Copy the data that follows exactly. Include no pictures.

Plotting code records
★ ★ ★ ★

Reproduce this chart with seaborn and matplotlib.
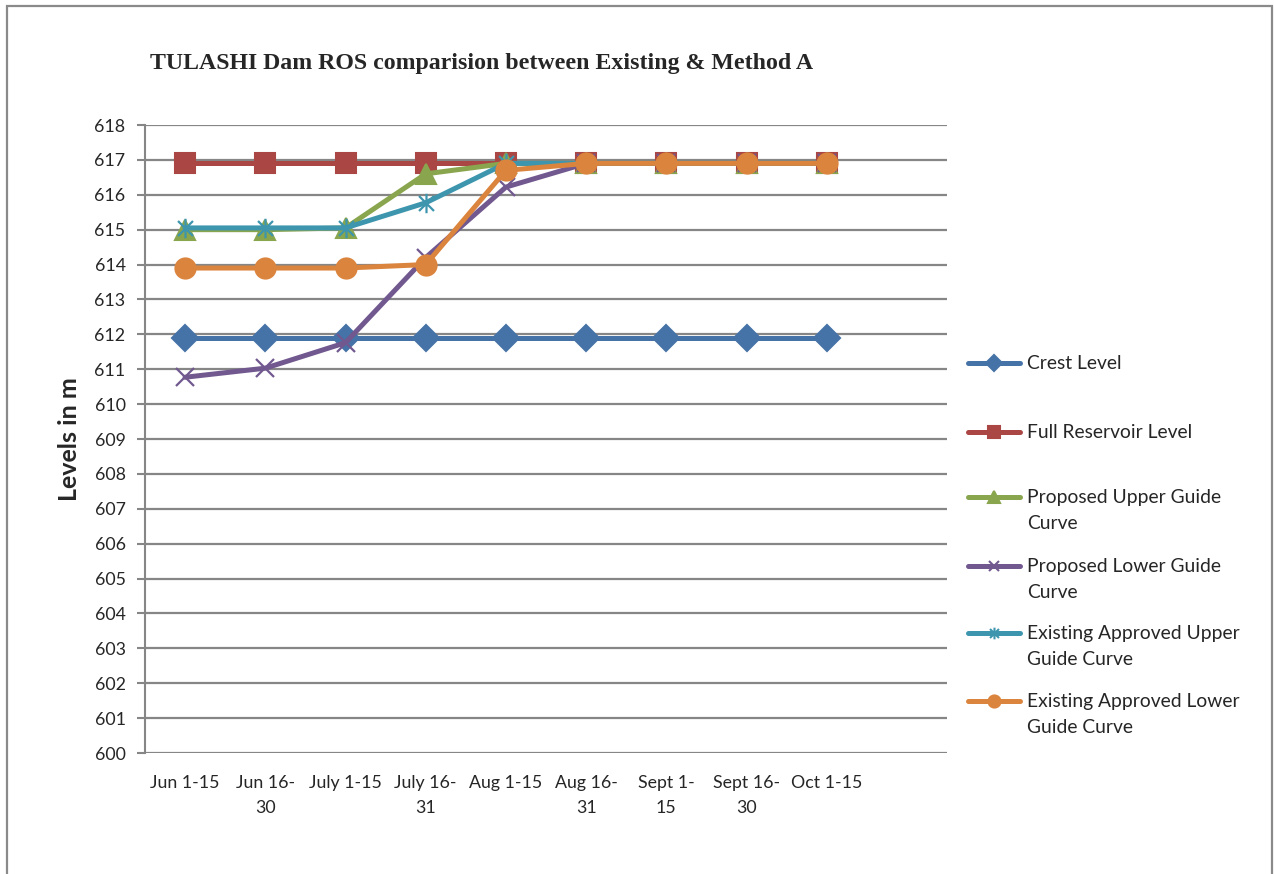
import matplotlib
matplotlib.use("Agg")
import matplotlib.pyplot as plt
import seaborn as sns
import numpy as np
from matplotlib.path import Path
from matplotlib.lines import Line2D
from matplotlib.patches import Rectangle

sns.set_style("white")
plt.rcParams['font.family'] = ['Lato', 'DejaVu Sans']

# 数据
periods = ["Jun 1-15", "Jun 16-\n30", "July 1-15", "July 16-\n31", "Aug 1-15",
           "Aug 16-\n31", "Sept 1-\n15", "Sept 16-\n30", "Oct 1-15"]
crest_level = [611.9, 611.9, 611.9, 611.9, 611.9, 611.9, 611.9, 611.9, 611.9]
full_reservoir = [616.9, 616.9, 616.9, 616.9, 616.9, 616.9, 616.9, 616.9, 616.9]
proposed_upper = [615.0, 615.0, 615.05, 616.6, 616.9, 616.9, 616.9, 616.9, 616.9]
proposed_lower = [610.77, 611.03, 611.76, 614.2, 616.22, 616.9, 616.9, 616.9, 616.9]
existing_upper = [615.05, 615.05, 615.05, 615.77, 616.9, 616.9, 616.9, 616.9, 616.9]
existing_lower = [613.9, 613.9, 613.9, 614.0, 616.7, 616.9, 616.9, 616.9, 616.9]

# 星号标记 (x + 竖线)
star_marker = Path([(-1, -1), (1, 1), (-1, 1), (1, -1), (0, -1.3), (0, 1.3)],
                   [Path.MOVETO, Path.LINETO, Path.MOVETO, Path.LINETO, Path.MOVETO, Path.LINETO])

series = [
    ("Crest Level", crest_level, "#4572A7", "D", 13.5, True),
    ("Full Reservoir Level", full_reservoir, "#AA4643", "s", 14.5, True),
    ("Proposed Upper Guide\nCurve", proposed_upper, "#89A54E", "^", 14.5, True),
    ("Proposed Lower Guide\nCurve", proposed_lower, "#71588F", "x", 13, False),
    ("Existing Approved Upper\nGuide Curve", existing_upper, "#3D96AE", star_marker, 14, False),
    ("Existing Approved Lower\nGuide Curve", existing_lower, "#DB843D", "o", 14.5, True),
]

fig = plt.figure(figsize=(12.74, 8.74), dpi=100)
ax = fig.add_axes([145 / 1274, 1 - 753 / 874, 802 / 1274, 628 / 874])

x = np.arange(len(periods))
for i, (name, vals, color, marker, ms, filled) in enumerate(series):
    kw = dict(markerfacecolor=color, markeredgecolor=color, markeredgewidth=1.5) if filled \
        else dict(markerfacecolor='none', markeredgecolor=color, markeredgewidth=1.6)
    sns.lineplot(x=x, y=vals, ax=ax, color=color, linewidth=3.6, marker=marker,
                 markersize=ms, zorder=3 + i, legend=False, **kw)

ax.set_xlim(-0.5, 9.5)
ax.set_ylim(600, 618)
ax.set_yticks(np.arange(600, 619, 1))
ax.set_xticks(x)
ax.set_xticklabels(periods, fontsize=12.8, linespacing=1.68, va='top')
ax.tick_params(axis='y', labelsize=12.8, length=6, width=1.5, color='#868686', pad=8, direction='out', left=True)
ax.tick_params(axis='x', length=0, pad=16)
ax.yaxis.grid(True, color='#868686', linewidth=1.6)
ax.set_axisbelow(True)
for side in ['top', 'right', 'bottom']:
    ax.spines[side].set_visible(False)
ax.spines['left'].set_color('#868686')
ax.spines['left'].set_linewidth(1.5)
ax.set_xlabel('')
ax.set_ylabel('Levels in m', fontsize=18, fontweight='bold', labelpad=10)

fig.text(482 / 1274, 1 - 63 / 874, "TULASHI Dam ROS comparision between Existing & Method A",
         ha='center', va='center', fontsize=17.2, fontweight='bold',
         family=['Liberation Serif', 'DejaVu Serif'])

# 图例（手动绘制，标记与首行对齐）
legend_y = [363, 432, 497, 566, 633, 701]
for (name, vals, color, marker, ms, filled), ly in zip(series, legend_y):
    yf = 1 - ly / 874
    fig.add_artist(Line2D([968 / 1274, 1020 / 1274], [yf, yf], color=color, linewidth=3.6,
                          solid_capstyle='round', transform=fig.transFigure))
    fig.add_artist(Line2D([994 / 1274], [yf], color=color, marker=marker, markersize=ms * 0.6,
                          markerfacecolor=color if filled else 'none', markeredgecolor=color,
                          markeredgewidth=1.5, transform=fig.transFigure))
    fig.text(1027 / 1274, yf + 8 / 874, name, ha='left', va='top', fontsize=13.9, linespacing=1.62)

# 外框
fig.add_artist(Rectangle((7 / 1274, -0.02), 1265 / 1274, 1.02 - 6 / 874, fill=False,
                         edgecolor='#8a8a8a', linewidth=1.6, transform=fig.transFigure))

plt.savefig('out.png', dpi=100)
plt.close()
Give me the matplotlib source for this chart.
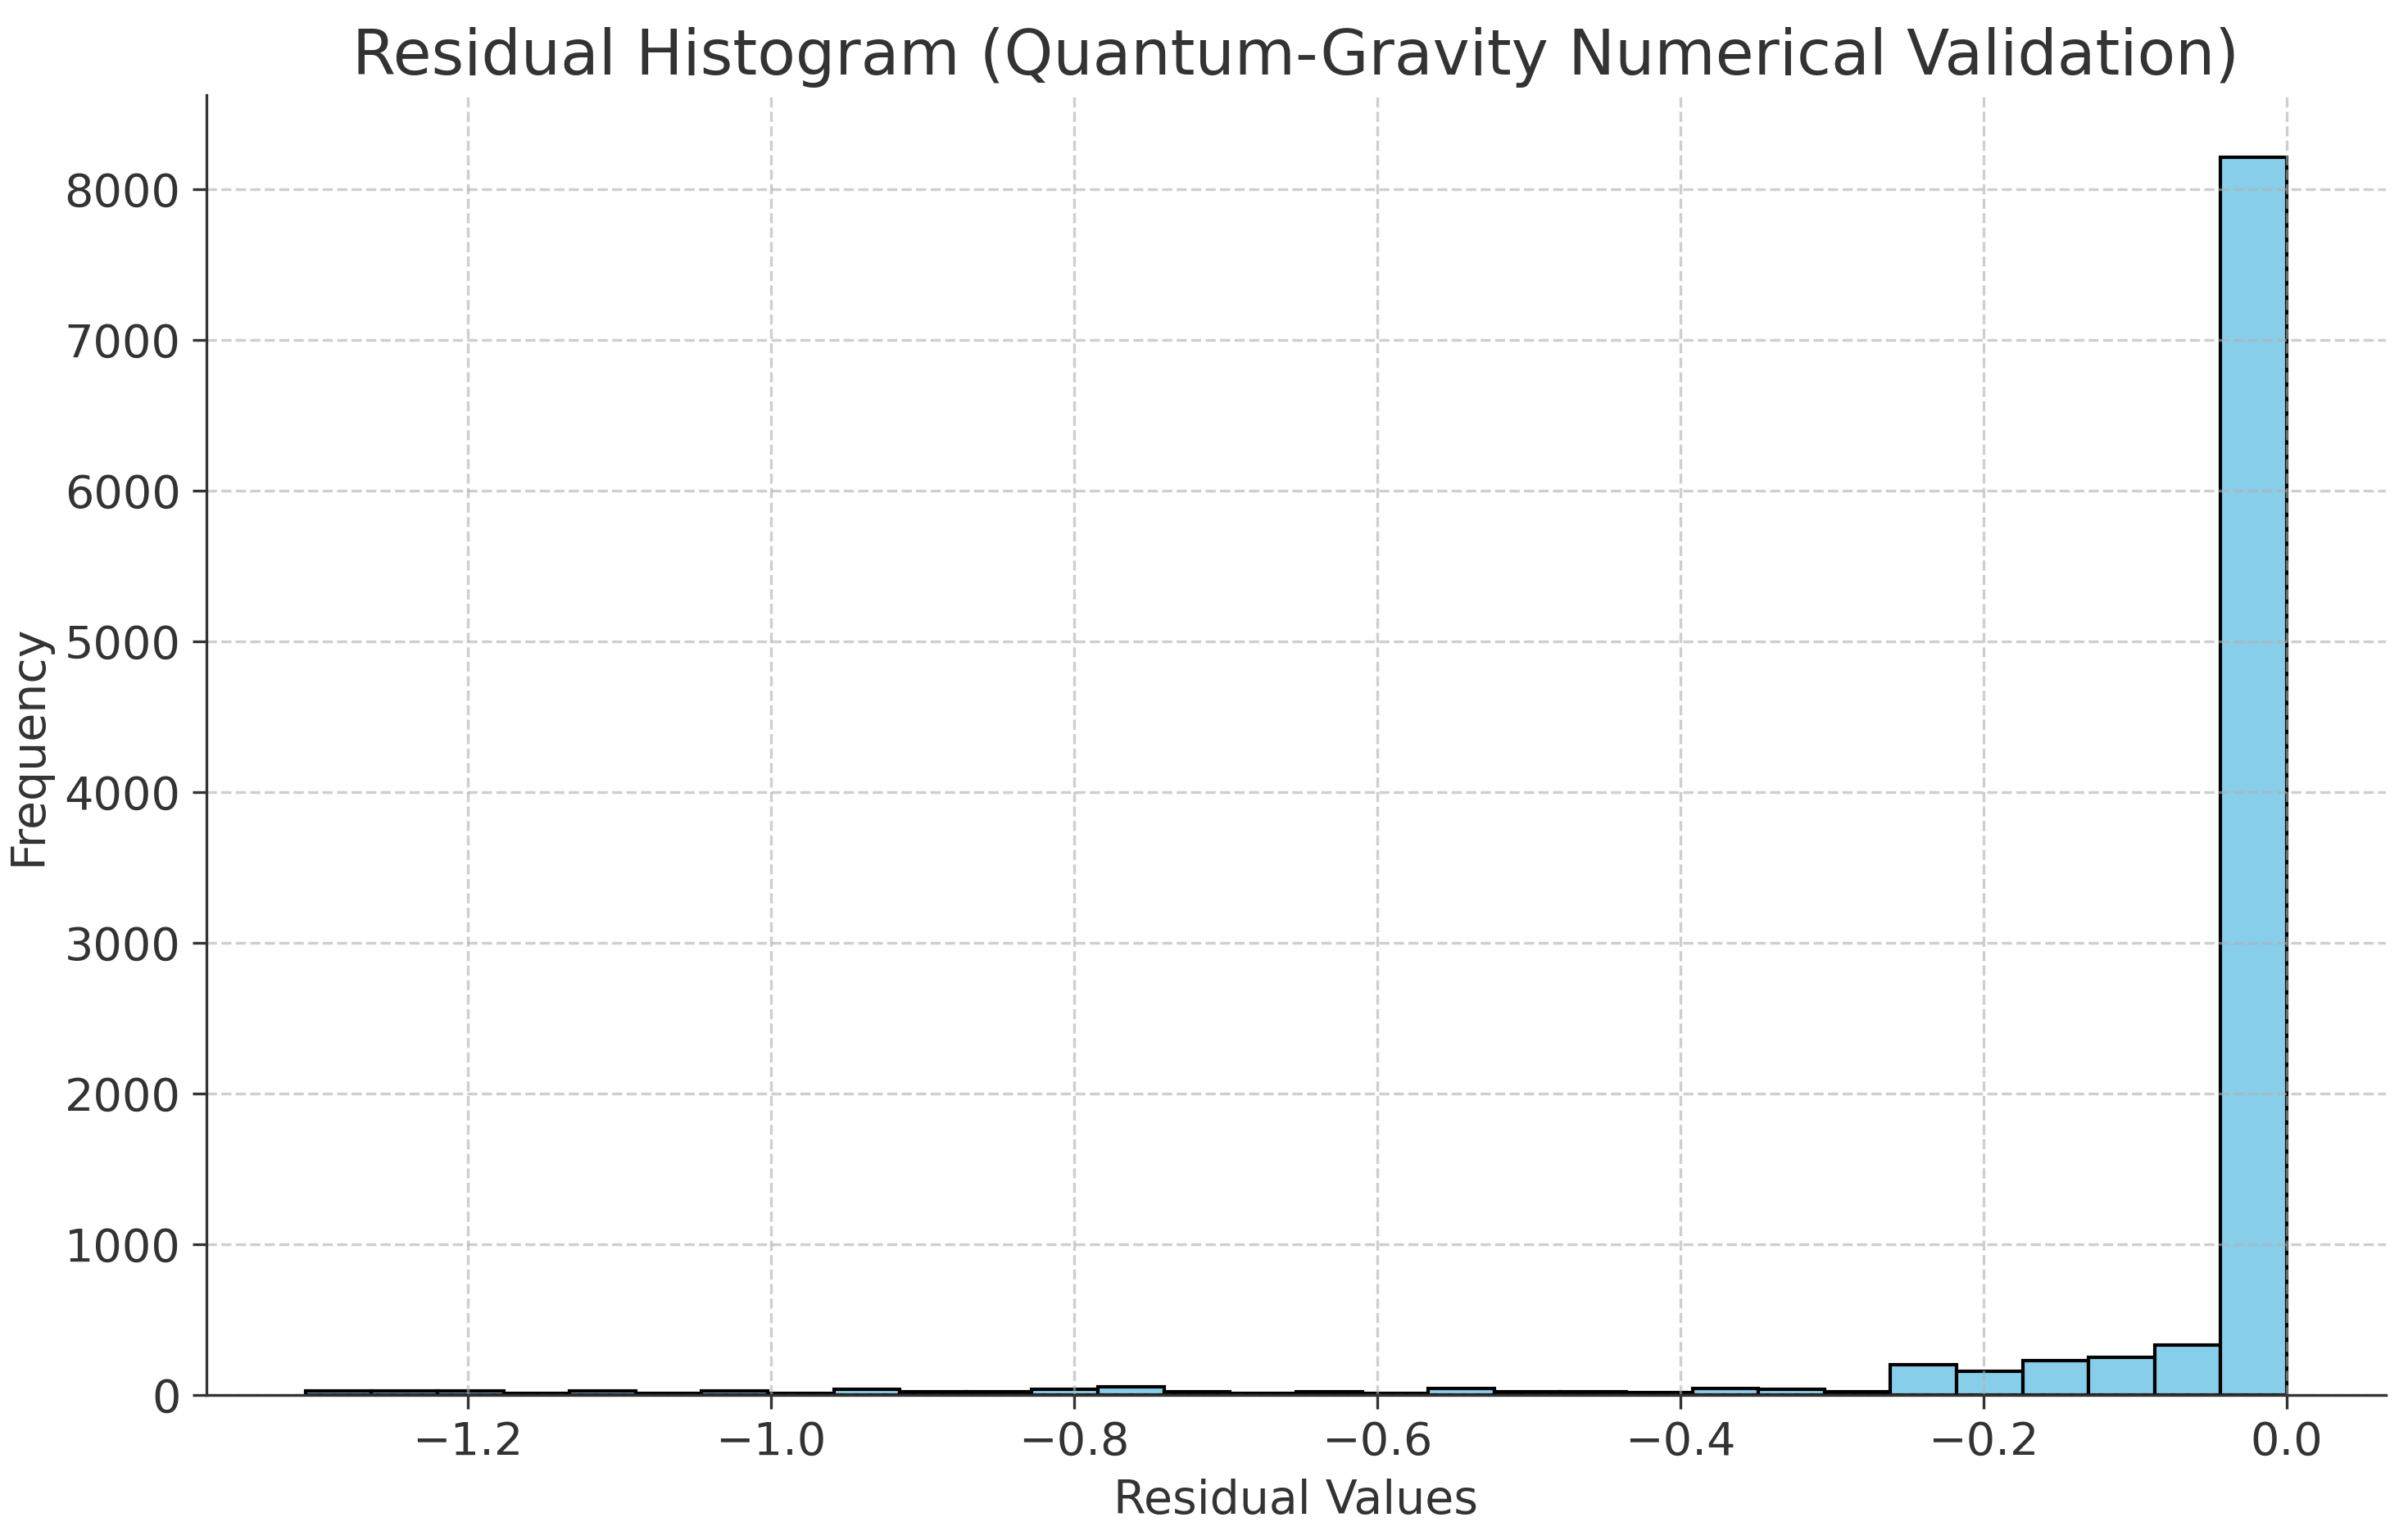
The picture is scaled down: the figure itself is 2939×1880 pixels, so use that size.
import numpy as np
import matplotlib
matplotlib.use('Agg')
import matplotlib.pyplot as plt

# residual histogram (30 equal-width bins)
bin_lo = -1.307
bin_hi = 0.0
counts = [24, 24, 24, 8, 26, 8, 24, 8, 40, 22,
          22, 40, 52, 22, 8, 22, 8, 45, 22, 22,
          15, 45, 38, 22, 200, 155, 226, 248, 330, 8213]

title = 'Residual Histogram (Quantum-Gravity Numerical Validation)'
xlabel = 'Residual Values'
ylabel = 'Frequency'

edges = np.linspace(bin_lo, bin_hi, len(counts) + 1)
centers = 0.5 * (edges[:-1] + edges[1:])

plt.rcParams['font.family'] = 'DejaVu Sans'
plt.rcParams['text.color'] = '#333333'
plt.rcParams['axes.labelcolor'] = '#333333'
plt.rcParams['xtick.color'] = '#333333'
plt.rcParams['ytick.color'] = '#333333'

fig = plt.figure(figsize=(2939/300, 1880/300), dpi=300)
ax = fig.add_axes([0.0857, 0.0942, 0.9051, 0.8441])

ax.hist(centers, bins=edges, weights=counts, color='skyblue', edgecolor='black')

ax.set_title(title, fontsize=18.3, color='#333333')
ax.set_xlabel(xlabel, fontsize=13.7)
ax.set_ylabel(ylabel, fontsize=13.7)
ax.tick_params(labelsize=13.4, length=4)
ax.grid(True, linestyle='--', alpha=0.6)
for s in ['top', 'right']:
    ax.spines[s].set_visible(False)
for s in ['left', 'bottom']:
    ax.spines[s].set_color('#333333')

fig.savefig('out.png', dpi=300)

★ ★ ★ ★

• **Task solution**:
Reproduce this chart with seaborn and matplotlib.
import matplotlib
matplotlib.use("Agg")
import matplotlib.pyplot as plt
import seaborn as sns
import numpy as np
from matplotlib.path import Path
from matplotlib.lines import Line2D
from matplotlib.patches import Rectangle

sns.set_style("white")
plt.rcParams['font.family'] = ['Lato', 'DejaVu Sans']

# 数据
periods = ["Jun 1-15", "Jun 16-\n30", "July 1-15", "July 16-\n31", "Aug 1-15",
           "Aug 16-\n31", "Sept 1-\n15", "Sept 16-\n30", "Oct 1-15"]
crest_level = [611.9, 611.9, 611.9, 611.9, 611.9, 611.9, 611.9, 611.9, 611.9]
full_reservoir = [616.9, 616.9, 616.9, 616.9, 616.9, 616.9, 616.9, 616.9, 616.9]
proposed_upper = [615.0, 615.0, 615.05, 616.6, 616.9, 616.9, 616.9, 616.9, 616.9]
proposed_lower = [610.77, 611.03, 611.76, 614.2, 616.22, 616.9, 616.9, 616.9, 616.9]
existing_upper = [615.05, 615.05, 615.05, 615.77, 616.9, 616.9, 616.9, 616.9, 616.9]
existing_lower = [613.9, 613.9, 613.9, 614.0, 616.7, 616.9, 616.9, 616.9, 616.9]

# 星号标记 (x + 竖线)
star_marker = Path([(-1, -1), (1, 1), (-1, 1), (1, -1), (0, -1.3), (0, 1.3)],
                   [Path.MOVETO, Path.LINETO, Path.MOVETO, Path.LINETO, Path.MOVETO, Path.LINETO])

series = [
    ("Crest Level", crest_level, "#4572A7", "D", 13.5, True),
    ("Full Reservoir Level", full_reservoir, "#AA4643", "s", 14.5, True),
    ("Proposed Upper Guide\nCurve", proposed_upper, "#89A54E", "^", 14.5, True),
    ("Proposed Lower Guide\nCurve", proposed_lower, "#71588F", "x", 13, False),
    ("Existing Approved Upper\nGuide Curve", existing_upper, "#3D96AE", star_marker, 14, False),
    ("Existing Approved Lower\nGuide Curve", existing_lower, "#DB843D", "o", 14.5, True),
]

fig = plt.figure(figsize=(12.74, 8.74), dpi=100)
ax = fig.add_axes([145 / 1274, 1 - 753 / 874, 802 / 1274, 628 / 874])

x = np.arange(len(periods))
for i, (name, vals, color, marker, ms, filled) in enumerate(series):
    kw = dict(markerfacecolor=color, markeredgecolor=color, markeredgewidth=1.5) if filled \
        else dict(markerfacecolor='none', markeredgecolor=color, markeredgewidth=1.6)
    sns.lineplot(x=x, y=vals, ax=ax, color=color, linewidth=3.6, marker=marker,
                 markersize=ms, zorder=3 + i, legend=False, **kw)

ax.set_xlim(-0.5, 9.5)
ax.set_ylim(600, 618)
ax.set_yticks(np.arange(600, 619, 1))
ax.set_xticks(x)
ax.set_xticklabels(periods, fontsize=12.8, linespacing=1.68, va='top')
ax.tick_params(axis='y', labelsize=12.8, length=6, width=1.5, color='#868686', pad=8, direction='out', left=True)
ax.tick_params(axis='x', length=0, pad=16)
ax.yaxis.grid(True, color='#868686', linewidth=1.6)
ax.set_axisbelow(True)
for side in ['top', 'right', 'bottom']:
    ax.spines[side].set_visible(False)
ax.spines['left'].set_color('#868686')
ax.spines['left'].set_linewidth(1.5)
ax.set_xlabel('')
ax.set_ylabel('Levels in m', fontsize=18, fontweight='bold', labelpad=10)

fig.text(482 / 1274, 1 - 63 / 874, "TULASHI Dam ROS comparision between Existing & Method A",
         ha='center', va='center', fontsize=17.2, fontweight='bold',
         family=['Liberation Serif', 'DejaVu Serif'])

# 图例（手动绘制，标记与首行对齐）
legend_y = [363, 432, 497, 566, 633, 701]
for (name, vals, color, marker, ms, filled), ly in zip(series, legend_y):
    yf = 1 - ly / 874
    fig.add_artist(Line2D([968 / 1274, 1020 / 1274], [yf, yf], color=color, linewidth=3.6,
                          solid_capstyle='round', transform=fig.transFigure))
    fig.add_artist(Line2D([994 / 1274], [yf], color=color, marker=marker, markersize=ms * 0.6,
                          markerfacecolor=color if filled else 'none', markeredgecolor=color,
                          markeredgewidth=1.5, transform=fig.transFigure))
    fig.text(1027 / 1274, yf + 8 / 874, name, ha='left', va='top', fontsize=13.9, linespacing=1.62)

# 外框
fig.add_artist(Rectangle((7 / 1274, -0.02), 1265 / 1274, 1.02 - 6 / 874, fill=False,
                         edgecolor='#8a8a8a', linewidth=1.6, transform=fig.transFigure))

plt.savefig('out.png', dpi=100)
plt.close()
Give me the matplotlib source for this chart.
The picture is scaled down: the figure itself is 2939×1880 pixels, so use that size.
import numpy as np
import matplotlib
matplotlib.use('Agg')
import matplotlib.pyplot as plt

# residual histogram (30 equal-width bins)
bin_lo = -1.307
bin_hi = 0.0
counts = [24, 24, 24, 8, 26, 8, 24, 8, 40, 22,
          22, 40, 52, 22, 8, 22, 8, 45, 22, 22,
          15, 45, 38, 22, 200, 155, 226, 248, 330, 8213]

title = 'Residual Histogram (Quantum-Gravity Numerical Validation)'
xlabel = 'Residual Values'
ylabel = 'Frequency'

edges = np.linspace(bin_lo, bin_hi, len(counts) + 1)
centers = 0.5 * (edges[:-1] + edges[1:])

plt.rcParams['font.family'] = 'DejaVu Sans'
plt.rcParams['text.color'] = '#333333'
plt.rcParams['axes.labelcolor'] = '#333333'
plt.rcParams['xtick.color'] = '#333333'
plt.rcParams['ytick.color'] = '#333333'

fig = plt.figure(figsize=(2939/300, 1880/300), dpi=300)
ax = fig.add_axes([0.0857, 0.0942, 0.9051, 0.8441])

ax.hist(centers, bins=edges, weights=counts, color='skyblue', edgecolor='black')

ax.set_title(title, fontsize=18.3, color='#333333')
ax.set_xlabel(xlabel, fontsize=13.7)
ax.set_ylabel(ylabel, fontsize=13.7)
ax.tick_params(labelsize=13.4, length=4)
ax.grid(True, linestyle='--', alpha=0.6)
for s in ['top', 'right']:
    ax.spines[s].set_visible(False)
for s in ['left', 'bottom']:
    ax.spines[s].set_color('#333333')

fig.savefig('out.png', dpi=300)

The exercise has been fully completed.